Main frame: exponent $\eta \left(T\right)$ (solid line) determined by fitting the first-order correlation function obtained numerically to the algebraic fall off formula as a function of temperature. The solid line shows the results for $\mu \approx 2500$ ($N\approx 6000$ and atomic density of $66.2\mu {\text{m}}^{-2}$) and $g=0.35$. The dashed line comes from the formula $\eta \left(T\right)=m^2{k}_{B}T/2\pi {\hslash }^2{\varrho }_s\left(T\right)$ [6], with the superfluid density obtained numerically. Vertical dashed line is the transition temperature, $T_{tr}$, to the intermediate region (marked by a shaded area), whereas the solid one shows the transition to the BKT phase in the thermodynamic limit [59]. Horizontal dashed line is the value of the critical exponent. Inset: exponent $\eta \left(T\right)$ at the transition temperature, $T=T_{tr}$, to the intermediate region as a function of the number of atoms. Errors in the main panel and in the inset are smaller than the size of the symbols used.

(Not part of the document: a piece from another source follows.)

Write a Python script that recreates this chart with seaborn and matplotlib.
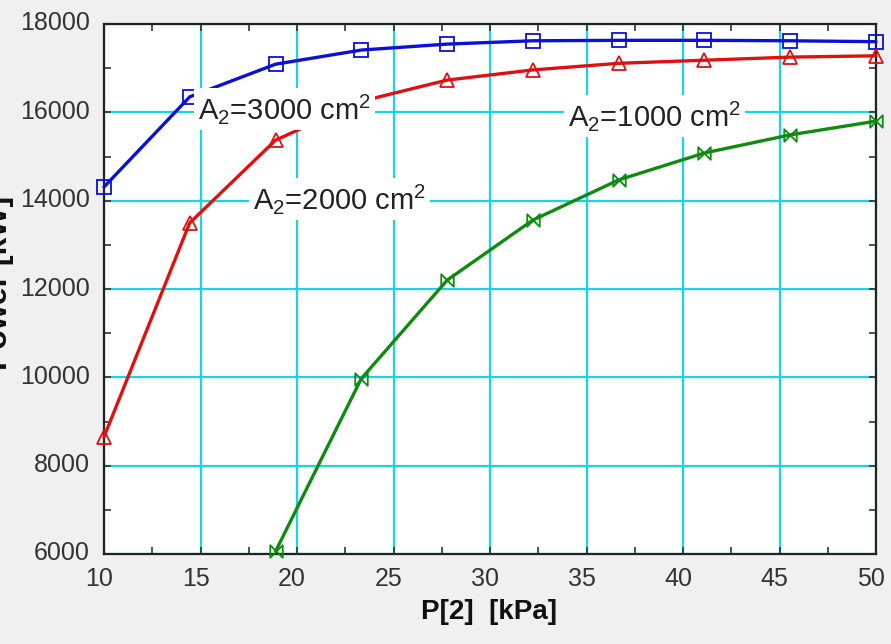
import numpy as np
import pandas as pd
import seaborn as sns
import matplotlib
matplotlib.use("Agg")
import matplotlib.pyplot as plt
from matplotlib.path import Path
from matplotlib.ticker import MultipleLocator
from matplotlib.transforms import ScaledTranslation

# ---- data ----
p2_all = [10.0, 14.44, 18.89, 23.33, 27.78, 32.22, 36.67, 41.11, 45.56, 50.0]
power_3000 = [14310, 16350, 17090, 17410, 17545, 17620, 17630, 17630, 17620, 17600]
power_2000 = [8650, 13495, 15370, 16250, 16730, 16960, 17110, 17180, 17250, 17280]
p2_1000 = [18.89, 23.33, 27.78, 32.22, 36.67, 41.11, 45.56, 50.0]
power_1000 = [6060, 9970, 12200, 13560, 14470, 15080, 15490, 15800]

labels = ["A$_2$=3000 cm$^2$", "A$_2$=2000 cm$^2$", "A$_2$=1000 cm$^2$"]
x_label = "P[2]  [kPa]"
y_label = "Power [kW]"

sns.set_theme(style="white")
plt.rcParams["font.family"] = ["Liberation Sans", "DejaVu Sans"]
plt.rcParams["mathtext.fontset"] = "custom"
plt.rcParams["mathtext.rm"] = "Liberation Sans"

fig = plt.figure(figsize=(8.91, 6.44), dpi=100, facecolor="#f0f0f0")
ax = fig.add_axes([104/891, 1-554/644, (876-104)/891, (554-24)/644])
ax.set_facecolor("white")

bowtie = Path([(-1, 1), (1, -1), (1, 1), (-1, -1), (-1, 1)],
              [Path.MOVETO, Path.LINETO, Path.LINETO, Path.LINETO, Path.CLOSEPOLY])

series = [
    (p2_all, power_3000, "#0a10d8", "s", 10),
    (p2_all, power_2000, "#e01010", "^", 10),
    (p2_1000, power_1000, "#108a10", bowtie, 9),
]
for xs, ys, col, mk, ms in series:
    df = pd.DataFrame({"x": xs, "y": ys})
    sns.lineplot(data=df, x="x", y="y", ax=ax, color=col, linewidth=2.4,
                 marker=mk, markersize=ms, markerfacecolor="none",
                 markeredgecolor=col, markeredgewidth=1.3, zorder=3,
                 clip_on=False)

ax.set_xlim(10, 50)
ax.set_ylim(6000, 18000)
ax.xaxis.set_major_locator(MultipleLocator(5))
ax.xaxis.set_minor_locator(MultipleLocator(2.5))
ax.yaxis.set_major_locator(MultipleLocator(2000))
ax.yaxis.set_minor_locator(MultipleLocator(1000))
ax.grid(True, which="major", color="#18d4e4", linewidth=1.6, zorder=0)
ax.set_axisbelow(True)

ax.tick_params(which="both", direction="in", top=True, right=True,
               bottom=True, left=True, length=5, width=1.2, color="#333333",
               labelsize=18, labelcolor="#333333")
ax.tick_params(axis="x", which="major", pad=9)
ax.tick_params(axis="y", which="major", pad=10)

for lab in ax.get_xticklabels():
    lab.set_transform(lab.get_transform() + ScaledTranslation(-5/100, 0, fig.dpi_scale_trans))
for lab in ax.get_yticklabels():
    lab.set_transform(lab.get_transform() + ScaledTranslation(0, 3/100, fig.dpi_scale_trans))

for sp in ax.spines.values():
    sp.set_color("#222222")
    sp.set_linewidth(1.6)

ax.set_xlabel("")
ax.set_ylabel("")
fig.text(489/891, 1-612/644, x_label, ha="center", va="center",
         fontsize=20, fontweight="bold", color="#111111")
fig.text(-1/891, 1-283/644, y_label, ha="center", va="center", rotation=90,
         fontsize=23, fontweight="bold", color="#111111")

box = dict(facecolor="white", edgecolor="none", pad=3)
ax.text(14.87, 16070, labels[0], fontsize=21, color="#222222", va="center",
        ha="left", bbox=box, zorder=5)
ax.text(17.72, 14040, labels[1], fontsize=21, color="#222222", va="center",
        ha="left", bbox=box, zorder=5)
ax.text(34.04, 15920, labels[2], fontsize=21, color="#222222", va="center",
        ha="left", bbox=box, zorder=5)

fig.savefig("out.png", dpi=100, facecolor=fig.get_facecolor())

Clearly, $\eta \left(T_{tr}\right)$ approaches the critical value of $0.25$ [6] with increasing number of atoms.

Figure 3

Superfluid fraction as a function of temperature for a two-dimensional weakly interacting Bose gas with the interaction strength $g=0.15{\hslash }^2/m$ (upper frame) and $g=0.35{\hslash }^2/m$ (lower frame). There are three sets of curves in each frame corresponding to different numbers of atoms in the system. Going from the right to the left (from top to bottom in the legend) the number of atoms increases as depicted in figures. Clearly, the intermediate region shrinks when the number of atoms grows sustaining the atomic density (here, equal to $66.2\mu {\text{m}}^{-2}$), i.e., the system moves towards the thermodynamic limit. The shaded areas depict the intermediate regions for the highest number of atom cases. The vertical solid black lines show the critical temperature for the infinite system calculated from the formula $T^{\infty }=2\pi {\hslash }^{2}n/m{k}_{B}ln(\xi {\hslash }^2/mg)$ [59], whereas the dashed color ones represent the transition, $T_{tr}$, temperatures found numerically and corresponding to the case of the maximal number of atoms considered. Note that both temperatures, obtained by different approaches, are already very close to each other. Also note that for larger number of atoms the curves become steeper.

Figure 4

Superfluid fraction, ${\rho }_s\left(T_{tr}\right)$, at the transition temperature $T_{tr}$ (symbols). The transition temperature is determined from the criterion based on the behavior of the current-current correlations at low momenta. For a given interaction strength ($g=0.7$—green squares, $g=0.35$—blue circles, and $g=0.15$—red diamonds), data for the system with different numbers of atoms (as in Fig. 3) are shown. The solid line is the linear relation between the superfluid density at the BKT transition and the BKT transition temperature, ${\rho }_s\left(T_c\right)=(m^2{k}_B/{\hslash }^2)2T_c/\pi$, as proved by Nelson and Kosterlitz [6] and experimentally verified in [9, 10, 11, 12]. As argued in the text, the transition temperature, $T_{tr}$, approaches the critical one when the number of atoms is increased. In the figure both temperatures are set equal.

Figure 5

First-order correlation function, $g^{\left(1\right)}\left(x\right)$, as in Fig. 1 but on a log-log plot.